The Federal Reserve, FDIC and OCC today announced an interim final rule allowing Treasury investments made to community development financial institutions and minority depository institutions under the newly established Emergency Capital Investment program qualify as regulatory capital. Comments are due 60 days after publication in the Federal Register.
Under the program—which was established as part of the December COVID-19 relief bill and which is currently accepting funding applications—Treasury investments may take the form of senior preferred stock or subordinated debt, depending on the type of applicant and other factors. Under today’s IFR, preferred stock issued under the EICP will qualify as additional tier 1 capital, and subordinated debt will qualify as tier 2 capital, the agencies noted.
“Treasury’s Emergency Capital Investment Program helps make capital more available for Community Development Financial Institutions and minority banks.

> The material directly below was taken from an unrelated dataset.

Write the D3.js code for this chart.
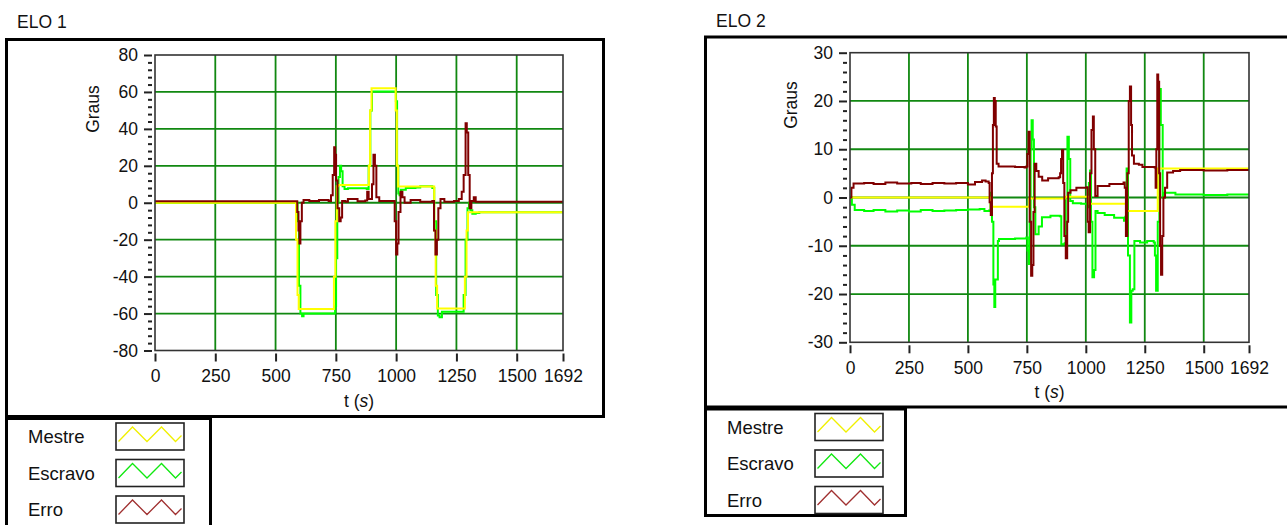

That’s a step in the right direction,” Acting Comptroller of the Currency Blake Paulson said in a statement. “Making clear that these funds qualify as regulatory capital helps make the most of the program so institutions can maximize its benefits.”

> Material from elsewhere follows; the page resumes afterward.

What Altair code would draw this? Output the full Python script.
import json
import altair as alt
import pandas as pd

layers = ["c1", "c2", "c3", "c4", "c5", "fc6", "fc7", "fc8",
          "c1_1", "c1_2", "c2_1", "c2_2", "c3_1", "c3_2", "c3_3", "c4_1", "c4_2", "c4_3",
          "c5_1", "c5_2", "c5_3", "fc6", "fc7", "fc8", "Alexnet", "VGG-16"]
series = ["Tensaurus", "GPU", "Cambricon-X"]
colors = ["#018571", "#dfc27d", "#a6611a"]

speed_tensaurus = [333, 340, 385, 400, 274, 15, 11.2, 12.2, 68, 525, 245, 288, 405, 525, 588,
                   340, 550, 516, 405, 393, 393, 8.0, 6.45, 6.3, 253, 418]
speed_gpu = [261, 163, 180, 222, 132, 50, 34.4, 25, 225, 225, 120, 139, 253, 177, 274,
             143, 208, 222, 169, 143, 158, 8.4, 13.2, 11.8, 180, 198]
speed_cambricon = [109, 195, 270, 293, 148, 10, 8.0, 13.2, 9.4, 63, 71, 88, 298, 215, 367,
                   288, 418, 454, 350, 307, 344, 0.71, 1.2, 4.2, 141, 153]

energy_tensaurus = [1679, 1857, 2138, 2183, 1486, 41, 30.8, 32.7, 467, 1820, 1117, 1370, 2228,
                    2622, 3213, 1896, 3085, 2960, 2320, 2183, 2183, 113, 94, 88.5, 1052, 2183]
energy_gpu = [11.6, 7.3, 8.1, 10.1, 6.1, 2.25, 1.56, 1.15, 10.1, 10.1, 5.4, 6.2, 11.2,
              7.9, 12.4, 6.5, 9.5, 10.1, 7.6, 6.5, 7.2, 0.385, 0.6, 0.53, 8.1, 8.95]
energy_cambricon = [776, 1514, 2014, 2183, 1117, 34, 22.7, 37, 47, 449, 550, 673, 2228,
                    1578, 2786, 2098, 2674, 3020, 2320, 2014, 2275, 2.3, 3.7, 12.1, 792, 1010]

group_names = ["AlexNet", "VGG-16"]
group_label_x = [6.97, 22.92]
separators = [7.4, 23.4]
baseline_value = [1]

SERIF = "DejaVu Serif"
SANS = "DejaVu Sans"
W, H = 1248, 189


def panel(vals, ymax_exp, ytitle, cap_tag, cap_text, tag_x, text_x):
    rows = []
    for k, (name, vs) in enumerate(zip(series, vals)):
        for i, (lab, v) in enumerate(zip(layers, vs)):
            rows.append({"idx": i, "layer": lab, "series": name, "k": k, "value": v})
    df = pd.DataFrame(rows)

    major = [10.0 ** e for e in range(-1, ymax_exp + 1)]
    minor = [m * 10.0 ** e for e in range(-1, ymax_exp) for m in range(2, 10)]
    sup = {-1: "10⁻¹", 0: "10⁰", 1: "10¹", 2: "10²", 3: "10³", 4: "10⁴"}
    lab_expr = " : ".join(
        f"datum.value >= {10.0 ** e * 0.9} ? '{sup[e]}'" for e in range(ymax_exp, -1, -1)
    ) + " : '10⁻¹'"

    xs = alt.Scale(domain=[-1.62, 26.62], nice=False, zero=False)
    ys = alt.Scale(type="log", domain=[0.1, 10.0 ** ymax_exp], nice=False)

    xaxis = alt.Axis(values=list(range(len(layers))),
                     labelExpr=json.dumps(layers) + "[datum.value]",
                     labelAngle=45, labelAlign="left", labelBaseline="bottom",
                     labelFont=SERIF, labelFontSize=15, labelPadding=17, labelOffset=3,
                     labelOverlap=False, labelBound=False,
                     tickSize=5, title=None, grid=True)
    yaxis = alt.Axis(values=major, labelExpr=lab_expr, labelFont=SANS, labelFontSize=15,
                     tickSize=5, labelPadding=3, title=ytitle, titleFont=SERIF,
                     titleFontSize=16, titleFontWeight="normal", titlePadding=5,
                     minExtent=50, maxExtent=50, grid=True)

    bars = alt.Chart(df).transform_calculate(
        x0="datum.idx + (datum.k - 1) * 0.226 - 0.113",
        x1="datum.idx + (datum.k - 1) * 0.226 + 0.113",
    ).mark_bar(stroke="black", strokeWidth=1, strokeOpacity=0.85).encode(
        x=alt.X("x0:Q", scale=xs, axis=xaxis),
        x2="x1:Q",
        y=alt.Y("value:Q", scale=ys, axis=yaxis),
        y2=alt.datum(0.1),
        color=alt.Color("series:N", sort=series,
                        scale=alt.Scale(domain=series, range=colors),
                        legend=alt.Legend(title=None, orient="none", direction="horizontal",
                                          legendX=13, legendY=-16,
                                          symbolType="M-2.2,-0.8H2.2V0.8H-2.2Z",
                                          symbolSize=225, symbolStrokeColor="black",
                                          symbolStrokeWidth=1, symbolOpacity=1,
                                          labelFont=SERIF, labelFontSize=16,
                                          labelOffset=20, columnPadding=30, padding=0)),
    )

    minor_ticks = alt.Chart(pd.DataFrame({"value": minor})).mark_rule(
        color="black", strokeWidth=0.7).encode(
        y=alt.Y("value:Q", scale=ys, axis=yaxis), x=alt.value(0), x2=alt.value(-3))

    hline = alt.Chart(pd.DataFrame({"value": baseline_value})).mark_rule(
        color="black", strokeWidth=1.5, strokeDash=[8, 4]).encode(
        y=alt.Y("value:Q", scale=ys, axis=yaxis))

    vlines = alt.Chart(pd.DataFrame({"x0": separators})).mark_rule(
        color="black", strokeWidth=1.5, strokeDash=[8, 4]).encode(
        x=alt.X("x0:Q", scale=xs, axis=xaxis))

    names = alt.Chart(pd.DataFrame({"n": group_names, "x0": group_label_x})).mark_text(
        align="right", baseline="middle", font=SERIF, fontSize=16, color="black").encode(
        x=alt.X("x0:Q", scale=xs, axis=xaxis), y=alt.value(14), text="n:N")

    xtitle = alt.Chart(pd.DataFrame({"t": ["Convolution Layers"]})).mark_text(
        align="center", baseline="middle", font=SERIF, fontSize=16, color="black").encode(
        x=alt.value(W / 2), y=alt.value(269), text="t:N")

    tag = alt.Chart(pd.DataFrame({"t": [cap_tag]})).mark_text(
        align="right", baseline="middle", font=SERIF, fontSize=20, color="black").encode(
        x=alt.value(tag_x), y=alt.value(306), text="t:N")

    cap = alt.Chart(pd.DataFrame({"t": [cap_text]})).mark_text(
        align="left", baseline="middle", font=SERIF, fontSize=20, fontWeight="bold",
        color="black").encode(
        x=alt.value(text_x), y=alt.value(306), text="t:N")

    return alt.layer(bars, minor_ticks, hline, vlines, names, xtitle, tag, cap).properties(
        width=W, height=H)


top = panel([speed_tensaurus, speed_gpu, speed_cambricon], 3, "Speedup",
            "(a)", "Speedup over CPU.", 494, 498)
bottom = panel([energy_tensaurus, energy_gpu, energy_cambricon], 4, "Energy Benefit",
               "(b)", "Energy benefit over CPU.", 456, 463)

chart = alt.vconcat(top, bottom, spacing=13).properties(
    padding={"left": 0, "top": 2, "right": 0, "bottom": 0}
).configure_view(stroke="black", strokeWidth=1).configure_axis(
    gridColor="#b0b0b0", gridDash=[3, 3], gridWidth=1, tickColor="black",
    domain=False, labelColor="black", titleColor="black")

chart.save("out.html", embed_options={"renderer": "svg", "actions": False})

The OCC also issued a pledge to strengthen minority depository institutions through its participation in “Project REACh,” which brings together leaders from the banking industry, national civil rights organizations, business, and technology to reduce specific barriers that prevent full, equal, and fair participation in the nation’s economy. “The pledge helps minority banks remain vibrant parts of the economic landscape through larger banks’ commitments to additional investment, technical assistance, executive development, and business partnerships,” Paulson added. “Twenty-one banks have already taken the pledge, and we are eager to see others join.”